Although this contains all twelve notes of the chromatic scale, there is a strong tonal undercurrent: the first three notes of the row make up a G minor triad; notes three to five are a D major triad; notes five to seven are an A minor triad; notes seven to nine are an E major triad;

and the last four notes (B, C♯, E♭, F) and the first (G) together make up part of a whole tone scale. The roots of the four triads correspond to the open strings of the violin, which is highlighted in the opening passage of the piece.

The resulting triads are thus fifth-related and form a cadence, which we hear directly before the row is played by the violin for the first time. Moreover, the four chords above contain the note sequence B (B♭) – A – C – H (B♮), the BACH motif, thus connecting the piece to Johann Sebastian Bach, whose music plays a crucial role in the piece.

The row's last four notes, ascending whole tones, are also the first four notes of the chorale melody "Es ist genug" ("It is enough"). Bach composed a four-part setting of the hymn by Franz Joachim Burmeister with a melody by Johann Rudolph Ahle to conclude his cantata O Ewigkeit, du Donnerwort, BWV 60 (O eternity, you thunderous word). The first four measures are shown below.

Berg quotes this chorale in the last movement of the piece, where Bach's harmonization is heard in the clarinets.

In 1957, Ernst Krenek identified another quoted tonal passage in the work as a Carinthian folk song. (Note: Herwig Knaus later did the same, without reference to Krenek, in "Die Kärtner Volkweise aus Alban Bergs Violinkonzert". Mosco Carner translated Knaus's work on this, including the text of the song, into English.) Bryan Simms and Charlotte Erwin described it, "A Vögele af'n Zweschpm-bam", (Note: "A birdie on the plum tree") as a "yodeling song with a saucy, ribald text". It appears in the second section of the first movement and returns briefly before the coda in the second movement. This is perhaps the only section that does not derive its materials from the row.
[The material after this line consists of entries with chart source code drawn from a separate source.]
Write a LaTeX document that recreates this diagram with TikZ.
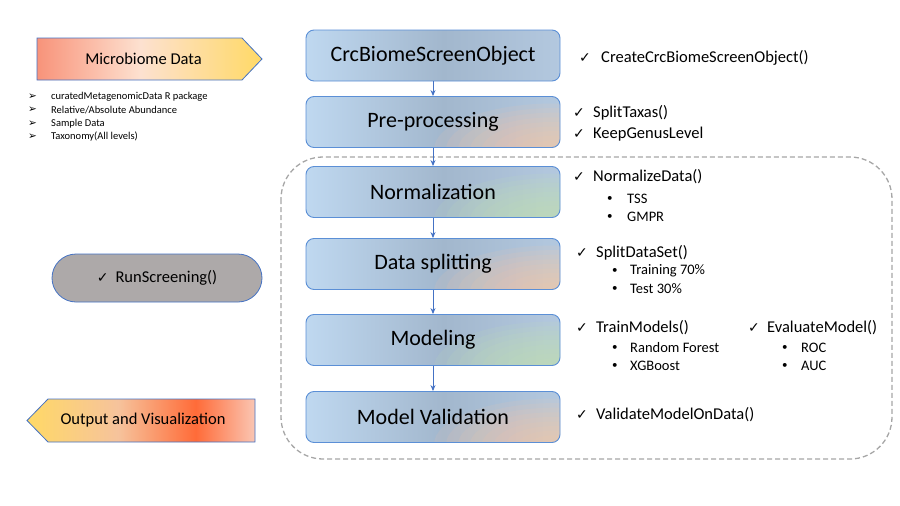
\documentclass[tikz,border=0pt]{standalone}
\usepackage{fontspec}
\setmainfont{Carlito}
\newfontfamily\symfont{DejaVu Sans}
\usetikzlibrary{arrows.meta}

\definecolor{boxL}{HTML}{BFD8F0}
\definecolor{boxM}{HTML}{A2B7CD}
\definecolor{boxR}{HTML}{B3C8DF}
\definecolor{boxborder}{HTML}{5B8FD6}
\definecolor{peach}{HTML}{F8C8A6}
\definecolor{mint}{HTML}{C3E2B2}
\definecolor{salmon}{HTML}{F8937A}
\definecolor{lightpeach}{HTML}{FDE1D0}
\definecolor{gold}{HTML}{FFD966}
\definecolor{orangered}{HTML}{FF6B38}
\definecolor{lightsalmon}{HTML}{FAC6B3}
\definecolor{midpeach}{HTML}{F6C39C}
\definecolor{shapeborder}{HTML}{4472C4}
\definecolor{pillgray}{HTML}{ADA9A9}
\definecolor{framegray}{HTML}{A6A6A6}

\pgfdeclarehorizontalshading{boxshade}{100bp}{color(0bp)=(boxL); color(25bp)=(boxL); color(52bp)=(boxM); color(75bp)=(boxR); color(100bp)=(boxR)}
\pgfdeclarehorizontalshading{inshade}{100bp}{color(0bp)=(salmon); color(25bp)=(salmon); color(48bp)=(lightpeach); color(75bp)=(gold); color(100bp)=(gold)}
\pgfdeclarehorizontalshading{outshade}{100bp}{color(0bp)=(gold); color(25bp)=(gold); color(45bp)=(midpeach); color(62bp)=(orangered); color(75bp)=(lightsalmon); color(100bp)=(lightsalmon)}

\tikzset{
  stage/.style={draw=boxborder, line width=0.9pt, rounded corners=8pt,
    minimum width=254pt, minimum height=51pt, inner sep=0pt,
    shade, shading=boxshade, font=\fontsize{22}{26}\selectfont},
  tint/.style={path picture={
    \foreach \r in {1,0.9,0.8,0.7,0.6,0.5,0.4,0.3,0.2,0.1}
      \fill[#1, fill opacity=0.12]
        ([xshift=-6pt,yshift=-2pt]path picture bounding box.south east)
        ellipse ({\r*120pt} and {\r*46pt});}},
  chk/.style={anchor=west, inner sep=0pt, font=\symfont\fontsize{14}{14}\selectfont},
  fn/.style={anchor=west, inner sep=0pt, font=\fontsize{16.5}{18}\selectfont},
  dot/.style={anchor=west, inner sep=0pt, font=\fontsize{11}{12}\selectfont},
  item/.style={anchor=west, inner sep=0pt, font=\fontsize{14.5}{16}\selectfont},
  small/.style={anchor=west, inner sep=0pt, font=\fontsize{10.5}{12}\selectfont},
  tri/.style={anchor=west, inner sep=0pt, font=\symfont\fontsize{10.5}{12}\selectfont},
  flow/.style={draw=shapeborder, line width=0.8pt, -{Stealth[length=6pt,width=5pt]}},
}

\begin{document}
\begin{tikzpicture}[x=1pt,y=-1pt]
\useasboundingbox (0,0) rectangle (900,506);

% dashed frame
\draw[framegray, line width=1.3pt, dash pattern=on 5pt off 3pt, rounded corners=42pt]
  (281,157) rectangle (892,459);

% main stages
\node[stage] (b1) at (433,55.5) {CrcBiomeScreenObject};
\node[stage, tint=peach] (b2) at (433,122) {Pre-processing};
\node[stage, tint=mint] (b3) at (433,192) {Normalization};
\node[stage, tint=peach] (b4) at (433,264) {Data splitting};
\node[stage, tint=mint] (b5) at (433,340) {Modeling};
\node[stage, tint=peach] (b6) at (433,417) {Model Validation};

\draw[flow] (b1) -- (b2);
\draw[flow] (b2) -- (b3);
\draw[flow] (b3) -- (b4);
\draw[flow] (b4) -- (b5);
\draw[flow] (b5) -- (b6);

% right-hand notes
\node[chk] (k1) at (579,58) {✓};
\node[fn] (f1) at (601,58) {CreateCrcBiomeScreenObject()};

\node[chk] (k2a) at (573,113) {✓};
\node[fn] (f2a) at (593,113) {SplitTaxas()};
\node[chk] (k2b) at (573,134) {✓};
\node[fn] (f2b) at (593,134) {KeepGenusLevel};

\node[chk] (k3) at (573,177) {✓};
\node[fn] (f3) at (593,177) {NormalizeData()};
\node[dot] (d3a) at (607,199) {•};
\node[item] (i3a) at (627,199) {TSS};
\node[dot] (d3b) at (607,217) {•};
\node[item] (i3b) at (627,217) {GMPR};

\node[chk] (k4) at (576,253) {✓};
\node[fn] (f4) at (596,253) {SplitDataSet()};
\node[dot] (d4a) at (612,271) {•};
\node[item] (i4a) at (630,271) {Training 70\%};
\node[dot] (d4b) at (612,289) {•};
\node[item] (i4b) at (630,289) {Test 30\%};

\node[chk] (k5) at (576,328) {✓};
\node[fn] (f5) at (596,328) {TrainModels()};
\node[dot] (d5a) at (612,348) {•};
\node[item] (i5a) at (630,348) {Random Forest};
\node[dot] (d5b) at (612,366) {•};
\node[item] (i5b) at (630,366) {XGBoost};

\node[chk] (k5e) at (748,328) {✓};
\node[fn] (f5e) at (767,328) {EvaluateModel()};
\node[dot] (d5c) at (782,348) {•};
\node[item] (i5c) at (801,348) {ROC};
\node[dot] (d5d) at (782,366) {•};
\node[item] (i5d) at (801,366) {AUC};

\node[chk] (k6) at (576,415) {✓};
\node[fn] (f6) at (596,415) {ValidateModelOnData()};

% left: input arrow
\shade[shading=inshade, draw=shapeborder, line width=0.8pt]
  (37,38) -- (242,38) -- (262,59) -- (242,80) -- (37,80) -- cycle;
\node[font=\fontsize{16.5}{18}\selectfont, inner sep=0pt] (inlabel) at (143.5,59) {Microbiome Data};

\node[tri] (t1) at (28,97) {➢};
\node[small] (s1) at (51,97) {curatedMetagenomicData R package};
\node[tri] (t2) at (28,110) {➢};
\node[small] (s2) at (51,110) {Relative/Absolute Abundance};
\node[tri] (t3) at (28,123.5) {➢};
\node[small] (s3) at (51,123.5) {Sample Data};
\node[tri] (t4) at (28,137) {➢};
\node[small] (s4) at (51,137) {Taxonomy(All levels)};

% RunScreening pill
\node[draw=shapeborder, line width=0.8pt, fill=pillgray, rounded corners=24pt,
  minimum width=210pt, minimum height=48pt, inner sep=0pt,
  font=\fontsize{16.5}{18}\selectfont] (run) at (157,278)
  {{\symfont\fontsize{14}{14}\selectfont ✓}\hspace{7pt}RunScreening()};

% output arrow
\shade[shading=outshade, draw=shapeborder, line width=0.8pt]
  (27,420.5) -- (48,399) -- (255,399) -- (255,442) -- (48,442) -- cycle;
\node[font=\fontsize{16.5}{18}\selectfont, inner sep=0pt] (outlabel) at (143,420.5) {Output and Visualization};

\end{tikzpicture}
\end{document}
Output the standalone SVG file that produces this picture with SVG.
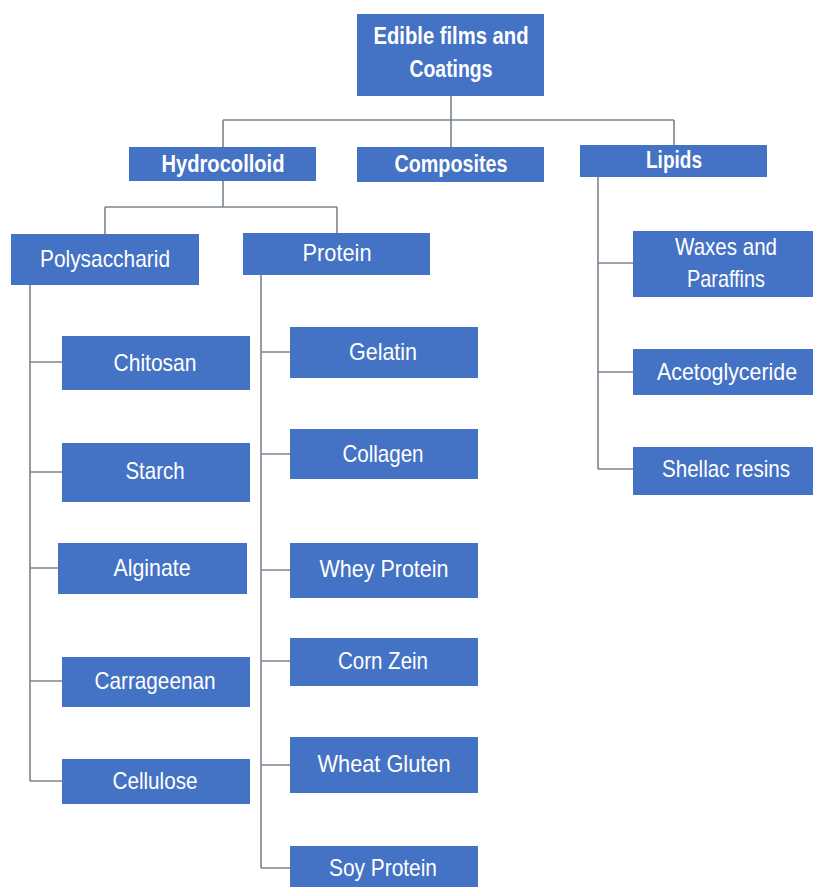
<svg xmlns="http://www.w3.org/2000/svg" width="813" height="887" viewBox="0 0 813 887">
<style>
.box{fill:#4472C4;}
.t{font-family:"Liberation Sans",Arial,sans-serif;font-size:24px;fill:#ffffff;text-anchor:middle;}
.b{font-weight:bold;}
.c{fill:none;stroke:#7a8590;stroke-width:1.6;}
</style>
<rect width="813" height="887" fill="#ffffff"/>
<g id="connectors">
<path class="c" d="M451,96 V120 M223,120 H674 M223,120 V147 M451,120 V147 M674,120 V145"/>
<path class="c" d="M223,181 V207 M105,207 H337 M105,207 V234 M337,207 V233"/>
<path class="c" d="M30,285 V781 M30,362 H62 M30,472 H62 M30,568 H58 M30,681 H62 M30,781 H62"/>
<path class="c" d="M261,275 V868 M261,352 H290 M261,454 H290 M261,570 H290 M261,661 H290 M261,765 H290 M261,868 H290"/>
<path class="c" d="M598,177 V469 M598,263 H633 M598,372 H633 M598,469 H633"/>
</g>
<g id="root"><rect class="box" x="357" y="14" width="187" height="82"/>
<text class="t b" x="451" y="44" textLength="155" lengthAdjust="spacingAndGlyphs">Edible films and</text>
<text class="t b" x="451" y="77" textLength="83" lengthAdjust="spacingAndGlyphs">Coatings</text></g>
<g id="hydrocolloid"><rect class="box" x="129" y="147" width="187" height="34"/>
<text class="t b" x="223" y="172" textLength="123" lengthAdjust="spacingAndGlyphs">Hydrocolloid</text></g>
<g id="composites"><rect class="box" x="357" y="147" width="187" height="35"/>
<text class="t b" x="451" y="172" textLength="113" lengthAdjust="spacingAndGlyphs">Composites</text></g>
<g id="lipids"><rect class="box" x="580" y="145" width="187" height="32"/>
<text class="t b" x="674" y="168" textLength="56" lengthAdjust="spacingAndGlyphs">Lipids</text></g>
<g id="polysaccharid"><rect class="box" x="11" y="234" width="188" height="51"/>
<text class="t" x="105" y="267" textLength="130" lengthAdjust="spacingAndGlyphs">Polysaccharid</text></g>
<g id="protein"><rect class="box" x="243" y="233" width="187" height="42"/>
<text class="t" x="337" y="261" textLength="69" lengthAdjust="spacingAndGlyphs">Protein</text></g>
<g id="chitosan"><rect class="box" x="62" y="336" width="188" height="54"/>
<text class="t" x="155" y="371" textLength="83" lengthAdjust="spacingAndGlyphs">Chitosan</text></g>
<g id="starch"><rect class="box" x="62" y="443" width="188" height="59"/>
<text class="t" x="155" y="479" textLength="59" lengthAdjust="spacingAndGlyphs">Starch</text></g>
<g id="alginate"><rect class="box" x="58" y="543" width="189" height="51"/>
<text class="t" x="152" y="576" textLength="77" lengthAdjust="spacingAndGlyphs">Alginate</text></g>
<g id="carrageenan"><rect class="box" x="62" y="657" width="188" height="50"/>
<text class="t" x="155" y="689" textLength="121" lengthAdjust="spacingAndGlyphs">Carrageenan</text></g>
<g id="cellulose"><rect class="box" x="62" y="759" width="188" height="45"/>
<text class="t" x="155" y="789" textLength="85" lengthAdjust="spacingAndGlyphs">Cellulose</text></g>
<g id="gelatin"><rect class="box" x="290" y="327" width="188" height="51"/>
<text class="t" x="383" y="360" textLength="68" lengthAdjust="spacingAndGlyphs">Gelatin</text></g>
<g id="collagen"><rect class="box" x="290" y="429" width="188" height="50"/>
<text class="t" x="383" y="462" textLength="81" lengthAdjust="spacingAndGlyphs">Collagen</text></g>
<g id="whey"><rect class="box" x="290" y="543" width="188" height="55"/>
<text class="t" x="384" y="577" textLength="129" lengthAdjust="spacingAndGlyphs">Whey Protein</text></g>
<g id="cornzein"><rect class="box" x="290" y="638" width="188" height="48"/>
<text class="t" x="383" y="669" textLength="90" lengthAdjust="spacingAndGlyphs">Corn Zein</text></g>
<g id="wheatgluten"><rect class="box" x="290" y="737" width="188" height="56"/>
<text class="t" x="384" y="772" textLength="133" lengthAdjust="spacingAndGlyphs">Wheat Gluten</text></g>
<g id="soyprotein"><rect class="box" x="290" y="846" width="188" height="41"/>
<text class="t" x="383" y="876" textLength="108" lengthAdjust="spacingAndGlyphs">Soy Protein</text></g>
<g id="waxes"><rect class="box" x="633" y="231" width="180" height="66"/>
<text class="t" x="726" y="255" textLength="102" lengthAdjust="spacingAndGlyphs">Waxes and</text>
<text class="t" x="726" y="287" textLength="78" lengthAdjust="spacingAndGlyphs">Paraffins</text></g>
<g id="acetoglyceride"><rect class="box" x="633" y="349" width="180" height="46"/>
<text class="t" x="727" y="380" textLength="140" lengthAdjust="spacingAndGlyphs">Acetoglyceride</text></g>
<g id="shellac"><rect class="box" x="633" y="447" width="180" height="48"/>
<text class="t" x="726" y="477" textLength="128" lengthAdjust="spacingAndGlyphs">Shellac resins</text></g>
</svg>
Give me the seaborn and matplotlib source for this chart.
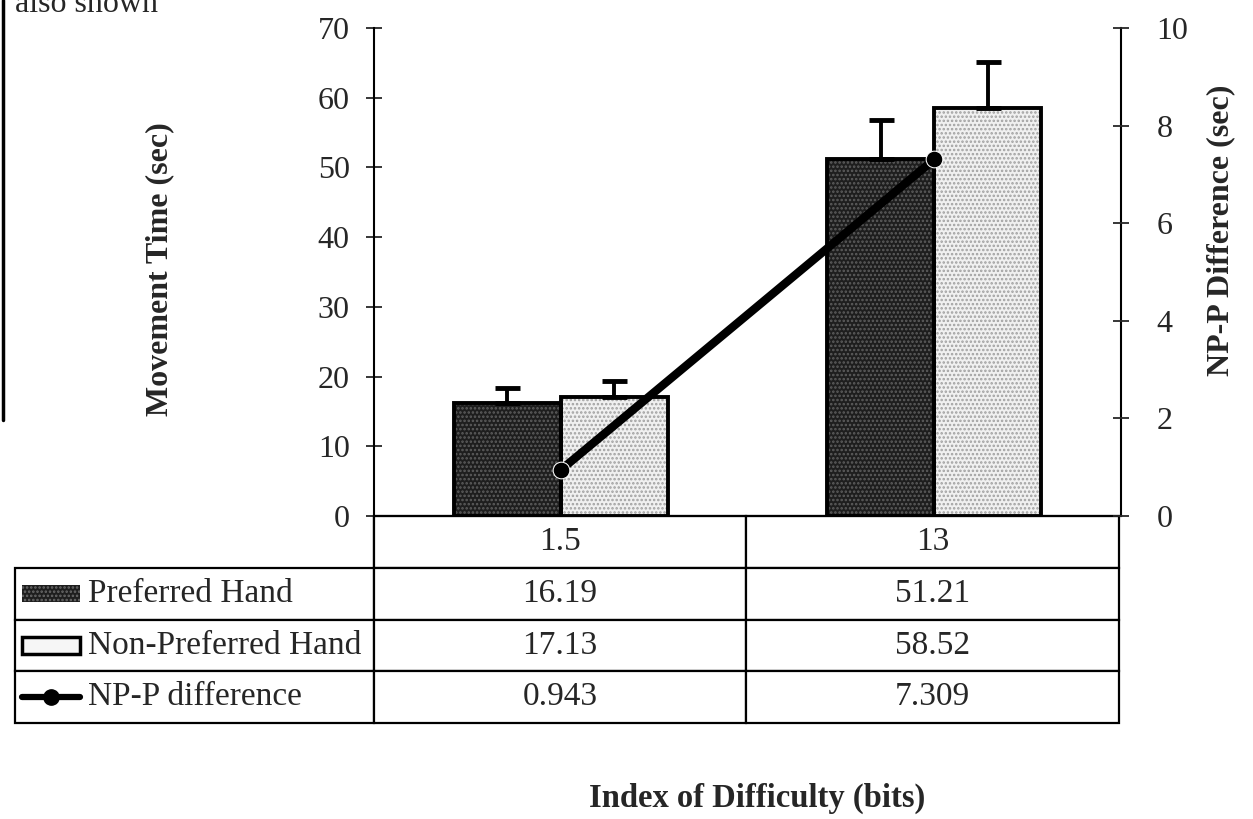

Anthony Pople calls the concerto "less serial than Lulu", containing originally serial material later repeated or developed outside that framework, in addition to small adjustments throughout to avoid bare octaves.

== Premieres ==
- World premiere: 19 April 1936, Palau de la Música Catalana, Barcelona, at the 1936 International Society for Contemporary Music Festival. Louis Krasner played the solo part, accompanied by the Pau Casals Orchestra under Hermann Scherchen.
  - Anton Webern was intended to be the conductor. Reports vary as to whether he was ill or was emotionally unable to cope with the subject matter of the music. In any case, Scherchen happened to be there for the Festival, and he was drafted at the literal 11th hour: the first time he ever saw the score was at 11 pm the night before the premiere, and the next morning there was time for only half an hour rehearsal.
- British private premiere: 1 May 1936, London, at an invitation-only concert. Krasner was again the soloist (at the invitation of the BBC producer Edward Clark, who had attended the world premiere in Barcelona), and Webern conducted the BBC Symphony Orchestra. This performance was recorded on acetate discs, which survived in Krasner's collection. The performance was broadcast on the BBC on Berg's centenary, 9 February 1985 and later released on CD.
- Austrian and European premiere: 25 October 1936, Vienna, Krasner with the Vienna Philharmonic under Otto Klemperer. The violinist Arnold Rosé came out of retirement to lead the string section. This performance was also recorded.
- British public premiere: 9 December 1936, London, at the Queen's Hall in a BBC concert. Krasner was again the soloist, and Sir Henry Wood conducted the BBC Symphony Orchestra.

=== Revised version ===
Berg did not have time to review the score or correct any errors. This was finally done in the 1990s by Professor Douglas Jarman, Principal Lecturer in Academic Studies at the Royal Northern College of Music, Manchester. The premiere of the revised version was given in Vienna in 1996, with Daniel Hope as soloist. Hope also made the first recording of this version, in 2004 with the BBC Symphony Orchestra under Paul Watkins.

== Jerome Robbins's "In Memory of..." ==
In 1985, the New York City Ballet premiered In Memory of..., a setting of the concerto choreographed by Jerome Robbins, with Suzanne Farrell in the central role.